We often wonder things about our bodies like - Why doesn't sex feel as good to me as everyone else acts like it is?  Why do I want to eat the whole box of Little Debbie cakes and not just one?  Why in the world does my back hurt like this?  Why do I feel overwhelmed every time I am out in public?  Most of the time, we can't answer these questions.  Even our doctors, often, cannot answer them.  But, our bodies can, if we can learn to trust them again and listen.

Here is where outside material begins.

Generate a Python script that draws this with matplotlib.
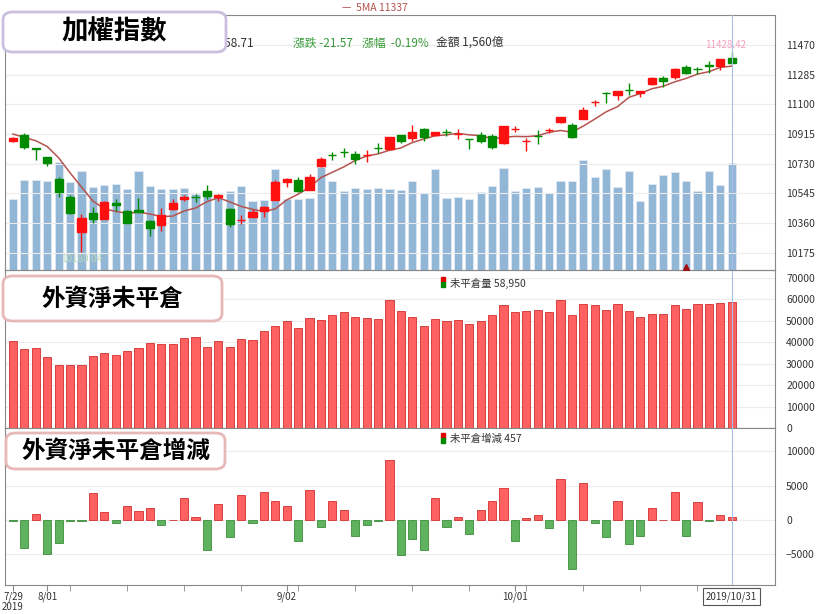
import matplotlib
matplotlib.use("Agg")
import matplotlib.pyplot as plt
import numpy as np
from matplotlib.patches import FancyBboxPatch, Rectangle

plt.rcParams['font.family'] = ['Noto Sans CJK TC', 'DejaVu Sans']

opens = [10872,10909,10825,10772,10635,10523,10305,10423,10386,10486,10436,10442,10374,10349,10448,10511,
         10525,10560,10523,10448,10378,10398,10436,10504,10617,10629,10567,10716,10787,10805,10791,10783,
         10830,10822,10909,10891,10947,10909,10930,10914,10886,10909,10903,10859,10945,10870,10905,10938,
         10990,10972,11009,11113,11173,11159,11192,11171,11227,11264,11271,11333,11322,11345,11339,11389]
highs = [10897,10922,10828,10775,10648,10535,10417,10461,10495,10511,10442,10517,10380,10455,10511,10535,
         10542,10598,10542,10455,10411,10448,10467,10629,10641,10648,10666,10772,10803,10828,10810,10816,
         10859,10897,10909,10972,10953,10930,10947,10947,10886,10928,10916,10968,10965,10891,10940,10953,
         11021,10984,11084,11127,11177,11185,11233,11185,11271,11277,11327,11345,11333,11370,11383,11428.42]
lows = [10866,10822,10754,10716,10523,10417,10180.04,10361,10383,10436,10358,10423,10280,10311,10442,10498,
        10492,10511,10498,10336,10355,10398,10398,10504,10585,10554,10567,10710,10754,10772,10729,10741,
        10797,10816,10859,10872,10872,10903,10903,10884,10822,10859,10822,10855,10928,10810,10853,10922,
        10984,10891,11009,11090,11109,11127,11159,11146,11221,11208,11258,11289,11289,11296,11314,11358]
closes = [10891,10835,10822,10735,10554,10423,10392,10386,10492,10473,10361,10430,10330,10411,10486,10523,
          10520,10529,10535,10355,10382,10430,10461,10617,10635,10560,10648,10760,10783,10801,10760,10787,
          10826,10897,10872,10928,10897,10928,10926,10918,10882,10872,10835,10965,10949,10874,10901,10942,
          11021,10897,11065,11117,11169,11183,11188,11183,11264,11246,11320,11296,11318,11339,11380,11358.71]
prev_closes = [10940, 10925, 10915, 10905]
volume = [1040,1310,1310,1300,1580,1280,1450,1210,1240,1260,1180,1450,1220,1180,1180,1190,
          1110,1140,1060,1150,1220,1010,1020,1470,1040,1040,1050,1500,1300,1150,1190,1180,
          1190,1180,1170,1300,1120,1470,1050,1070,1040,1140,1220,1480,1150,1190,1210,1120,
          1300,1300,1610,1350,1470,1210,1440,1010,1250,1390,1430,1300,1150,1450,1240,1560]
oi = [40500,37000,37500,33000,29500,29500,29500,33500,34800,34000,36000,37500,39500,39000,39000,42000,
      42500,38000,40500,37800,41300,41000,45300,47700,50000,46800,51300,50500,52700,54000,52000,51300,
      51000,59500,54700,52000,47800,51000,50000,50500,48400,50000,52500,57300,54000,54500,55000,54000,
      59500,52500,58000,57500,55000,58000,54500,52000,53300,53300,57500,55300,58000,58000,58500,58950]
oi_change = [-100,-4100,900,-4900,-3400,-100,-200,4000,1200,-400,2100,1300,1800,-700,0,3200,
             500,-4300,2300,-2500,3700,-500,4100,2700,2000,-3100,4400,-1000,2700,1500,-2300,-800,
             -200,8800,-5100,-2700,-4300,3200,-1000,500,-2100,1500,2700,4600,-3100,300,700,-1200,
             5900,-7200,5400,-400,-2500,2700,-3500,-2400,1700,0,4100,-2300,2600,-200,700,457]
date_ticks = [0, 3, 24, 44]
date_labels = ['7/29\n2019', '8/01', '9/02', '10/01']
last_label = '2019/10/31'

n = len(closes)
x = np.arange(n)
allc = np.array(prev_closes + closes, dtype=float)
ma5 = np.convolve(allc, np.ones(5) / 5, mode='valid')

W, H = 820, 614
fig = plt.figure(figsize=(8.2, 6.14), dpi=100)
L, R = 5 / W, 775 / W
def ax_at(top, bot):
    return fig.add_axes([L, 1 - bot / H, R - L, (bot - top) / H])
ax1 = ax_at(15, 270)
ax2 = ax_at(270, 428)
ax3 = ax_at(428, 585)
xl = (-0.7, 66.8)

red, green = '#ff1010', '#008a00'
grid_c = '#ececec'

# volume (twin) first, then fix ticks
axv = ax1.twinx()
axv.set_ylim(0, 3718)
axv.bar(x, volume, width=0.72, color='#92b6d6', edgecolor='#dfe9f3', lw=0.6, zorder=1)
axv.set_yticks([])
axv.set_xlim(*xl)
for s in axv.spines.values():
    s.set_visible(False)
ax1.set_zorder(axv.get_zorder() + 1)
ax1.patch.set_visible(False)

for ax in (ax1, ax2, ax3):
    ax.set_xlim(*xl)
    ax.yaxis.tick_right()
    ax.yaxis.set_label_position('right')
    ax.tick_params(axis='y', labelsize=7.5, colors='#333333', length=0, pad=8,
                   left=False, labelleft=False, right=True, labelright=True)
    ax.grid(axis='y', color=grid_c, lw=0.8)
    ax.set_axisbelow(True)
    for s in ax.spines.values():
        s.set_color('#888888')
    ax.axvline(63, color='#a8bfe8', lw=0.8, zorder=5)

ax1.set_ylim(10068, 11657)
ax1.set_yticks([10175, 10360, 10545, 10730, 10915, 11100, 11285, 11470])
ax1.set_xticks([])
ax1.plot(x, ma5, color='#b5534f', lw=1.1, zorder=3)
for i in range(n):
    up = closes[i] >= opens[i]
    c = red if up else green
    ax1.vlines(i, lows[i], highs[i], color=c, lw=1, zorder=4)
    lo, hi = min(opens[i], closes[i]), max(opens[i], closes[i])
    ax1.add_patch(Rectangle((i - 0.36, lo), 0.72, max(hi - lo, 4), color=c, zorder=4))
ax1.plot([59], [10085], marker='^', color='#a01010', ms=5, zorder=6)
ax1.text(6, 10115, '10180.04', color='#b8d8b8', fontsize=7, ha='center', zorder=6)
ax1.text(62.5, 11470, '11428.42', color='#f5a0c0', fontsize=7, ha='center', va='center', zorder=6)

# OI
ax2.set_ylim(0, 73700)
ax2.set_yticks(range(0, 70001, 10000))
ax2.set_xticks([])
ax2.bar(x, oi, width=0.72, color='#ff6060', edgecolor='#d03030', lw=0.6)

ax3.set_ylim(-9470, 13400)
ax3.set_yticks([-5000, 0, 5000, 10000])
cols = ['#ff6060' if v >= 0 else '#5fb35f' for v in oi_change]
ecs = ['#d03030' if v >= 0 else '#3d8d3d' for v in oi_change]
ax3.bar(x, oi_change, width=0.72, color=cols, edgecolor=ecs, lw=0.6)
ax3.set_xticks(date_ticks)
ax3.set_xticklabels(date_labels, fontsize=7, color='#333333', linespacing=1.0)
ax3.set_xticks(list(range(0, 64, 5)), minor=True)
ax3.tick_params(axis='x', length=4, color='#888888', which='both', pad=1)
ax3.text(63, -10400, last_label, fontsize=7, ha='center', va='top', color='#333333',
         bbox=dict(boxstyle='square,pad=0.3', fc='white', ec='#555555', lw=0.8))

# header texts
fig.text(375 / W, 1 - 8 / H, '—  5MA 11337', color='#b5534f', fontsize=7.5, ha='center', va='center')
fy = 1 - 43 / H
fig.text(190 / W, fy, '收 11358.71', fontsize=8.5, color='#333333', va='center')
fig.text(293 / W, fy, '漲跌 -21.57', fontsize=8.5, color='#3a9a3a', va='center')
fig.text(362 / W, fy, '漲幅  -0.19%', fontsize=8.5, color='#3a9a3a', va='center')
fig.text(436 / W, fy, '金額 1,560億', fontsize=8.5, color='#333333', va='center')

def legend_icon(px, py, text):
    fig.patches.append(Rectangle((px / W, 1 - (py) / H), 4 / W, 5 / H, color='#e00000', transform=fig.transFigure))
    fig.patches.append(Rectangle((px / W, 1 - (py + 5) / H), 4 / W, 5 / H, color='#008a00', transform=fig.transFigure))
    fig.text((px + 9) / W, 1 - (py + 1) / H, text, fontsize=7.5, color='#333333', va='center')
legend_icon(441, 282, '未平倉量 58,950')
legend_icon(441, 438, '未平倉增減 457')

def title_box(x0, y0, x1, y1, ec, text, fs):
    fig.patches.append(FancyBboxPatch((x0 / W, 1 - y1 / H), (x1 - x0) / W, (y1 - y0) / H,
                                      boxstyle='round,pad=0,rounding_size=0.012', fc='white', ec=ec,
                                      lw=2, transform=fig.transFigure, zorder=10))
    fig.text((x0 + x1) / 2 / W, 1 - (y0 + y1) / 2 / H, text, fontsize=fs, fontweight='bold',
             ha='center', va='center', zorder=11, color='black')
title_box(3, 12, 226, 52, '#cbbfe0', '加權指數', 19)
title_box(3, 276, 222, 321, '#e8b8b8', '外資淨未平倉', 17)
title_box(6, 433, 225, 469, '#e8b8b8', '外資淨未平倉增減', 17)

fig.savefig('out.png', dpi=100)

As I laid there in savasana, I kept trying to get that stuck feeling energy to move out of my heart space.  I could feel it engulfing the entire area.  The tightness crept into my neck and shoulders.  My abdomen felt fluttery.  Every time I told myself it was ok to let go and I felt an inkling of release, my ego jumped in and said - NO!  When I asked myself why I couldn't let it go, ego told me that I didn't want to feel lonely.  What would my identity be if I actually allowed myself to experience the loneliness my body feels?  Could I continue along this beautiful path of discovery I am on undaunted?  Could I continue my work?  Or, would I be paralyzed with the emotion of it?  It was that I do not want to be interrupted by whatever it would mean to feel that feeling.  I will be doing the work around this topic in my life on my mat and through my means of sharing.  It is more uncomfortable and difficult to process the dis-ease that develops in our bodies when we ignore their cues.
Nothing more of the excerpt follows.